▶ **Your goal**
Return, without pictures, the lines from the start of the data through the one that contains "780, 790, 800])".

▶ **Data lines**
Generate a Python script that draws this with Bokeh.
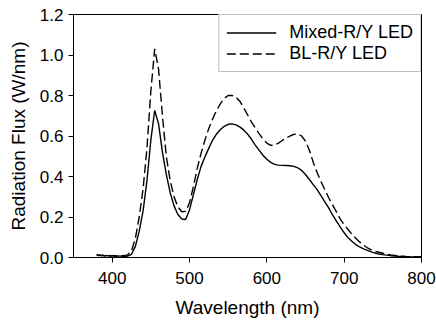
from bokeh.plotting import figure
from bokeh.models import FixedTicker, PrintfTickFormatter, Range1d, Legend, LegendItem
from bokeh.embed import file_html
from bokeh.resources import INLINE

# Wavelength (nm)
wavelength = ([380, 382, 384, 386, 388, 390, 392, 394, 396, 398, 400,
               402, 404, 406, 408, 410, 412, 414, 416, 418, 420]
              + list(range(425, 751, 5))
              + [760, 770, 780, 790, 800])

# Mixed-R/Y LED (W/nm)
mixed = [0.014, 0.009, 0.012, 0.008, 0.011, 0.007, 0.010, 0.008, 0.009, 0.006, 0.009,
         0.007, 0.008, 0.006, 0.008, 0.007, 0.007, 0.006, 0.007, 0.006, 0.007,
         0.016, 0.055, 0.13, 0.23, 0.38, 0.58, 0.726, 0.66, 0.52, 0.41,
         0.32, 0.255, 0.212, 0.19, 0.188, 0.235, 0.31, 0.385, 0.45, 0.497,
         0.54, 0.58, 0.61, 0.632, 0.648, 0.658, 0.66, 0.655, 0.645, 0.63,
         0.61, 0.585, 0.555, 0.53, 0.505, 0.485, 0.47, 0.46, 0.456, 0.455,
         0.454, 0.453, 0.45, 0.443, 0.43, 0.41, 0.385, 0.36, 0.335, 0.305,
         0.275, 0.245, 0.21, 0.18, 0.15, 0.122, 0.098, 0.08, 0.064, 0.052,
         0.043, 0.035, 0.028, 0.022, 0.017, 0.014,
         0.009, 0.006, 0.004, 0.003, 0.003]

# BL-R/Y LED (W/nm)
bl = [0.016, 0.010, 0.013, 0.009, 0.012, 0.008, 0.011, 0.009, 0.010, 0.008, 0.010,
      0.008, 0.009, 0.008, 0.009, 0.008, 0.009, 0.009, 0.010, 0.011, 0.013,
      0.032, 0.095, 0.20, 0.34, 0.54, 0.82, 1.03, 0.93, 0.70, 0.50,
      0.38, 0.30, 0.25, 0.226, 0.228, 0.27, 0.35, 0.44, 0.515, 0.58,
      0.638, 0.685, 0.726, 0.76, 0.786, 0.80, 0.80, 0.792, 0.772, 0.74,
      0.705, 0.67, 0.64, 0.612, 0.585, 0.565, 0.554, 0.555, 0.565, 0.578,
      0.59, 0.60, 0.608, 0.61, 0.60, 0.575, 0.53, 0.47, 0.42, 0.375,
      0.335, 0.295, 0.26, 0.225, 0.19, 0.162, 0.138, 0.115, 0.095, 0.077,
      0.061, 0.048, 0.038, 0.031, 0.026, 0.021,
      0.013, 0.008, 0.005, 0.004, 0.003]

x_ticks = [400, 500, 600, 700, 800]
y_ticks = [0.0, 0.2, 0.4, 0.6, 0.8, 1.0, 1.2]
series_labels = ["Mixed-R/Y LED", "BL-R/Y LED"]

FONT = "Liberation Sans"

p = figure(frame_width=348, frame_height=243,
           x_range=Range1d(350, 800), y_range=Range1d(0, 1.2),
           output_backend="svg", toolbar_location=None,
           min_border_left=73, min_border_right=15,
           min_border_top=14, min_border_bottom=65)

p.grid.visible = False
p.outline_line_color = "black"
p.outline_line_width = 1
p.background_fill_color = "white"
p.border_fill_color = "white"

r1 = p.line(wavelength, mixed, line_color="black", line_width=1.4)
r2 = p.line(wavelength, bl, line_color="black", line_width=1.4, line_dash="9 4")

p.xaxis.ticker = FixedTicker(ticks=x_ticks)
p.yaxis.ticker = FixedTicker(ticks=y_ticks)
p.yaxis.formatter = PrintfTickFormatter(format="%.1f")

for ax in (p.xaxis, p.yaxis):
    ax.axis_line_color = "black"
    ax.axis_line_width = 1
    ax.major_tick_line_color = "black"
    ax.major_tick_in = 0
    ax.major_tick_out = 5
    ax.minor_tick_line_color = None
    ax.major_label_text_font = FONT
    ax.major_label_text_font_size = "17px"
    ax.major_label_text_color = "black"
    ax.axis_label_text_font = FONT
    ax.axis_label_text_font_size = "19px"
    ax.axis_label_text_font_style = "normal"
    ax.axis_label_text_color = "black"

p.xaxis.axis_label = "Wavelength (nm)"
p.yaxis.axis_label = "Radiation Flux (W/nm)"
p.xaxis.major_label_standoff = 9
p.xaxis.axis_label_standoff = 10
p.yaxis.major_label_standoff = 5
p.yaxis.axis_label_standoff = 8

legend = Legend(items=[LegendItem(label=series_labels[0], renderers=[r1]),
                       LegendItem(label=series_labels[1], renderers=[r2])],
                location="top_right", margin=0, padding=7, spacing=0,
                label_height=21, glyph_height=21, glyph_width=50,
                label_standoff=13,
                label_text_font=FONT, label_text_font_size="18px",
                label_text_color="black",
                border_line_color="#808080", border_line_width=1,
                background_fill_color="white", background_fill_alpha=1)
p.add_layout(legend)

open("out.html", "w").write(file_html(p, INLINE))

▶ **Task solution**
Generate a Python script that draws this with Bokeh.
from bokeh.plotting import figure
from bokeh.models import FixedTicker, PrintfTickFormatter, Range1d, Legend, LegendItem
from bokeh.embed import file_html
from bokeh.resources import INLINE

# Wavelength (nm)
wavelength = ([380, 382, 384, 386, 388, 390, 392, 394, 396, 398, 400,
               402, 404, 406, 408, 410, 412, 414, 416, 418, 420]
              + list(range(425, 751, 5))
              + [760, 770, 780, 790, 800])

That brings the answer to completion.